1. Common Sense Skepticism: Simply the realization that none of us can know everything, and because of this we are well advised to be doubtful about some things.

2.
Philosophical Skepticism: The tendency to doubt or deny some particular philosophical claim.

3.
Religious Skepticism: Historically, the word has often been used of those that deny or question religious truths. Synonyms: Freethinker (one who will not accept a doctrine on authority, but demands empirical proof), atheist (one who positively denies that God exists), agnostic (one who claims that we cannot know, or we happen to not know, or he happens to not know, whether God exists), unbeliever (someone who has no opinion about the existence of God).

4.
Direct Skepticism: The conviction that there is some necessary condition of knowledge that cannot be fulfilled.

a. "X is true" -- perhaps it is impossible to know anything about truth.
b. "Y believes that X is true" -- maybe belief is impossible.
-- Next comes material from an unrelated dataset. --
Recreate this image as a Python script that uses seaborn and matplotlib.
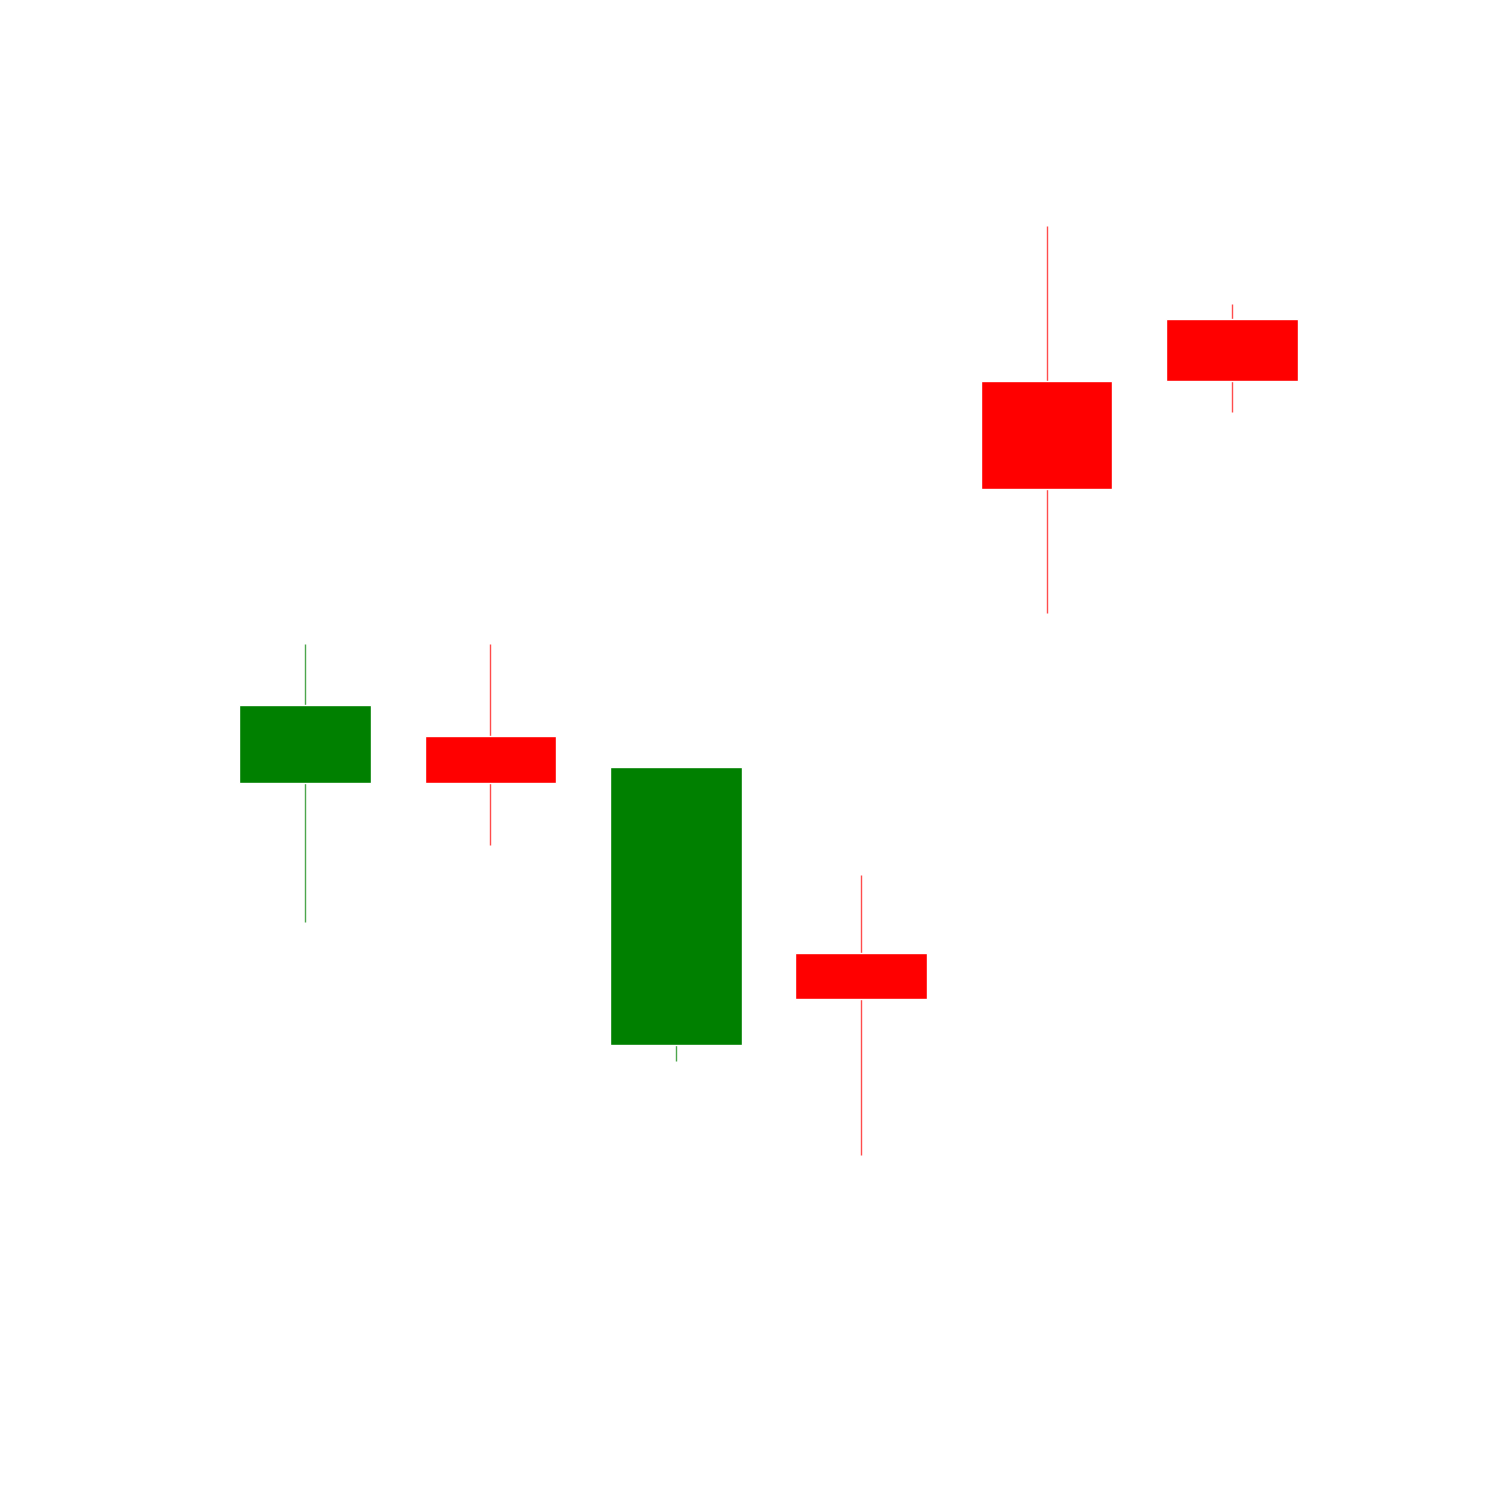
import matplotlib
matplotlib.use("Agg")
import matplotlib.pyplot as plt
import numpy as np
import seaborn as sns
import pandas as pd

# OHLC values for six candles
opens = [71.7, 76.4, 45.5, 54.7, 111.9, 118.1]
highs = [85.6, 85.6, 73.3, 62.5, 127.4, 119.6]
lows = [57.8, 65.5, 43.9, 34.5, 88.7, 108.8]
closes = [79.5, 71.7, 73.3, 50.1, 101.1, 111.9]

df = pd.DataFrame({"open": opens, "high": highs, "low": lows, "close": closes})
df["idx"] = np.arange(len(df))
df["color"] = np.where(df["close"] >= df["open"], "green", "red")

sns.set_style("white")
fig = plt.figure(figsize=(15, 15), dpi=100)
ax = fig.add_axes([0, 0, 1, 1])

# wicks behind, bodies on top
ax.vlines(df["idx"], df["low"], df["high"], colors=df["color"], linewidth=1.0, alpha=0.7, zorder=1)
body_bottom = df[["open", "close"]].min(axis=1)
body_height = (df["close"] - df["open"]).abs()
ax.bar(df["idx"], body_height, bottom=body_bottom, width=0.71, color=df["color"], zorder=2)

ax.set_xlim(-1.645, 6.446)
ax.set_ylim(0, 150)
ax.axis("off")
fig.savefig("out.png", dpi=100, facecolor="white")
Or, maybe the only belief that counts is certainty, and that is impossible. Operating on the basis of probability could count as skepticism -- it is part of what makes Hume a skeptic.
c. "Y is justified in believing that X is true" -- maybe there is no justification procedure that will suffice.
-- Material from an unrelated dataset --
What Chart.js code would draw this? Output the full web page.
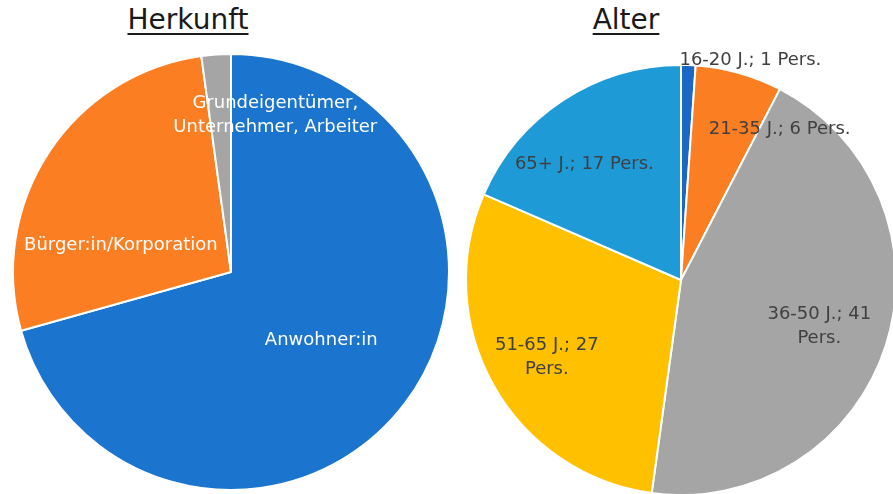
<!DOCTYPE html>
<html>
<head>
<meta charset="utf-8">
<script src="https://cdn.jsdelivr.net/npm/chart.js@4.4.1/dist/chart.umd.min.js"></script>
<style>
    html, body { margin: 0; padding: 0; background: #ffffff; overflow: hidden; }
    #wrap { position: relative; width: 893px; height: 494px; }
    .title {
        position: absolute; top: 4px; width: 200px; text-align: center;
        font-family: "DejaVu Sans", sans-serif; font-size: 28px; line-height: 32px;
        color: #1a1a1a; text-decoration: underline; text-decoration-thickness: 2px;
        text-underline-offset: 4px;
    }
    canvas { position: absolute; top: 0; }
</style>
</head>
<body>
<div id="wrap">
    <div class="title" style="left: 88px;">Herkunft</div>
    <div class="title" style="left: 526px;">Alter</div>
    <canvas id="herkunft_chart" width="462" height="494" style="left: 0px;"></canvas>
    <canvas id="alter_chart" width="442" height="494" style="left: 460px;"></canvas>
</div>
<script>
// Herkunft data (counts, 92 persons)
var herkunftLabels = ['Anwohner:in', 'Bürger:in/Korporation', 'Grundeigentümer, Unternehmer, Arbeiter'];
var herkunftValues = [65, 25, 2];

// Alter data
var alterLabels = ['16-20 J.', '21-35 J.', '36-50 J.', '51-65 J.', '65+ J.'];
var alterValues = [1, 6, 41, 27, 17];

// Colours
var herkunftColors = ['#1b74cd', '#fb7e23', '#a5a5a5'];
var alterColors = ['#1a68c4', '#fb7e23', '#a5a5a5', '#ffc000', '#1e9ad7'];

var labelFont = '18px "DejaVu Sans", sans-serif';

// label placement: fraction of radius along the slice middle, plus a nudge in px
var herkunftLabelPos = [
    { f: 0.52, dx: 0, dy: 0, maxWidth: 300 },
    { f: 0.5, dx: -19, dy: 33, maxWidth: 300 },
    { f: 0.72, dx: 55, dy: 0, maxWidth: 210 }
];
var alterLabelPos = [
    { f: 1.0, dx: 62, dy: -5, maxWidth: 300 },
    { f: 0.7, dx: 58, dy: -6, maxWidth: 300 },
    { f: 0.67, dx: 1, dy: 3, maxWidth: 120 },
    { f: 0.7, dx: -3, dy: 4, maxWidth: 120 },
    { f: 0.65, dx: -20, dy: 1, maxWidth: 300 }
];

// simple greedy word wrap
function wrapText(ctx, text, maxWidth) {
    var words = text.split(' ');
    var lines = [];
    var line = '';
    words.forEach(function (w) {
        var test = line ? line + ' ' + w : w;
        if (line && ctx.measureText(test).width > maxWidth) {
            lines.push(line);
            line = w;
        } else {
            line = test;
        }
    });
    if (line) lines.push(line);
    return lines;
}

// plugin that writes the slice labels
var sliceLabelPlugin = {
    id: 'sliceLabels',
    afterDatasetsDraw: function (chart, args, opts) {
        var ctx = chart.ctx;
        var meta = chart.getDatasetMeta(0);
        ctx.save();
        ctx.font = labelFont;
        ctx.fillStyle = opts.color;
        ctx.textAlign = 'center';
        ctx.textBaseline = 'middle';
        meta.data.forEach(function (arc, i) {
            var p = opts.positions[i];
            var mid = (arc.startAngle + arc.endAngle) / 2;
            var x = arc.x + Math.cos(mid) * arc.outerRadius * p.f + p.dx;
            var y = arc.y + Math.sin(mid) * arc.outerRadius * p.f + p.dy;
            var lines = wrapText(ctx, opts.texts[i], p.maxWidth);
            var lh = 24;
            var y0 = y - (lines.length - 1) * lh / 2;
            lines.forEach(function (l, k) {
                ctx.fillText(l, x, y0 + k * lh);
            });
        });
        ctx.restore();
    }
};

function makePie(id, labels, values, colors, radius, padTop, texts, positions, textColor) {
    var canvas = document.getElementById(id).getContext('2d');
    return new Chart(canvas, {
        type: 'pie',
        data: {
            labels: labels,
            datasets: [{
                data: values,
                backgroundColor: colors,
                borderColor: '#ffffff',
                borderWidth: 2
            }]
        },
        options: {
            responsive: false,
            animation: false,
            radius: radius,
            layout: { padding: { top: padTop } },
            plugins: {
                legend: { display: false },
                tooltip: { enabled: false },
                sliceLabels: { texts: texts, positions: positions, color: textColor }
            }
        },
        plugins: [sliceLabelPlugin]
    });
}

var alterTexts = alterLabels.map(function (cat, i) {
    return cat + '; ' + alterValues[i] + ' Pers.';
});

makePie('herkunft_chart', herkunftLabels, herkunftValues, herkunftColors, 218, 50,
    herkunftLabels, herkunftLabelPos, '#ffffff');
makePie('alter_chart', alterLabels, alterValues, alterColors, 215, 66,
    alterTexts, alterLabelPos, '#404040');
</script>
</body>
</html>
And there are several forms of direct skepticism:

a. Knowledge is beyond reasonable proof. This is the weakest form. It says simply that knowledge cannot be demonstrated. It says nothing about whether there is something that can be known.
b. Knowledge is highly uncertain. This says not that there is no proof, but that the proofs contradict each other.
c. Knowledge is totally impossible. Perhaps the knower cannot access reality at all.


5.
Iterative Skepticism: A person could know something, but that person may not know that he or she knows it.

6.
Pyrrhonian Direct Skepticism: This is the view which refuses to commit itself with regard to the epistemic status of any proposition, including the position that Y cannot know that X is true. This position asserts that there is no better reason for believing that Y can know X, than that it is not the case that Y knows X. Therefore, we should just suspend judgment.

7. Perhaps one can be
skeptical toward knowledge, but not towards justified belief. In other words, maybe we cannot know something, but we can be justified in believing it because of past experience, corroboration, or whatever. This would mean that we could operate in the world (justification gives us reason to continue), but we could not claim knowledge.
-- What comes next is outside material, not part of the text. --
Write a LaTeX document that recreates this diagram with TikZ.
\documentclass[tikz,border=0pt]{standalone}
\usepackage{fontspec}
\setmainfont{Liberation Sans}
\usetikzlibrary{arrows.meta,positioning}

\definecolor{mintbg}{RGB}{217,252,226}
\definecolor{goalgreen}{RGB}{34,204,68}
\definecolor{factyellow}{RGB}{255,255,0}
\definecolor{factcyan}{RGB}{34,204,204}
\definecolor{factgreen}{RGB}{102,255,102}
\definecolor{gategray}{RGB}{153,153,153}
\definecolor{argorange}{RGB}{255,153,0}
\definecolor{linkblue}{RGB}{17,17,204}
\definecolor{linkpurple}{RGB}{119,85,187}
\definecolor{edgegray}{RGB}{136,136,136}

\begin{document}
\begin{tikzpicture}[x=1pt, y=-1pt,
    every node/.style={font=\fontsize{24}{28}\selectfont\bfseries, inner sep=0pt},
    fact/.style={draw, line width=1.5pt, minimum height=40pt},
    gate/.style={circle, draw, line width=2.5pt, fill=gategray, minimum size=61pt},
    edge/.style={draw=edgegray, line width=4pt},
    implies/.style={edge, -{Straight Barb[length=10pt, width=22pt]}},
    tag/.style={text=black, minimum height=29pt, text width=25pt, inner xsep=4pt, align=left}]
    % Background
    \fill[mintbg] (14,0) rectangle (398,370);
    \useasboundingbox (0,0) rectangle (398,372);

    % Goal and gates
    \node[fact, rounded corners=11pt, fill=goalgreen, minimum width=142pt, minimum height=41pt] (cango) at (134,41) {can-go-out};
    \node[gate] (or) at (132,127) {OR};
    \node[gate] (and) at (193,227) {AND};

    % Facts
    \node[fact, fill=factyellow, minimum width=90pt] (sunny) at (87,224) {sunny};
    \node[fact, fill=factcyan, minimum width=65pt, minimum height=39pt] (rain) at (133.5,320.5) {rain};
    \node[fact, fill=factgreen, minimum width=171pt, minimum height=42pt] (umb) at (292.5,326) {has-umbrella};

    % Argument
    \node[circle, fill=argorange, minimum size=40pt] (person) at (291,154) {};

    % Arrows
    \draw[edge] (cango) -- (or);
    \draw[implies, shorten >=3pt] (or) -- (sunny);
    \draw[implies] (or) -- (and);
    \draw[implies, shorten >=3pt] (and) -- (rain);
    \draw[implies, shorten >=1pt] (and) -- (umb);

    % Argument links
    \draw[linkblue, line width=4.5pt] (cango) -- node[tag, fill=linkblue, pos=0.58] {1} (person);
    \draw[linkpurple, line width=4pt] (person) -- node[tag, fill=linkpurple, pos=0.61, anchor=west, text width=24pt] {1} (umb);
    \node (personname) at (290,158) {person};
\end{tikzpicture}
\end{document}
8. Following on the idea that knowledge is true justified belief,
one particular form of justification could be at issue. For instance, a skeptic could simply claim that knowledge cannot be grounded on authority, or on empirical evidence, or on a priori knowledge. In this sense, virtually everyone is a skeptic, because everyone will prioritize one form of justification over another.

9. It is possible to have skepticism based on the
denial of the traditional nature of the object of knowledge. We could call this "sociology of knowledge". For instance, one could say that we cannot know anything because knowledge itself is conditioned by power (Nietzsche, Foucault), desire (Freud), economic conditions (Marx), or whatever else. This undermines both the object of knowledge, as well as the human capacity of reason.

10. There is also what we could call
methodological skepticism. A person could be a skeptic because this person could claim there is no reliable method for attaining knowledge. Either a method would have to lead to certainty (and none does), or it would have to lead to a significant probability (and none does).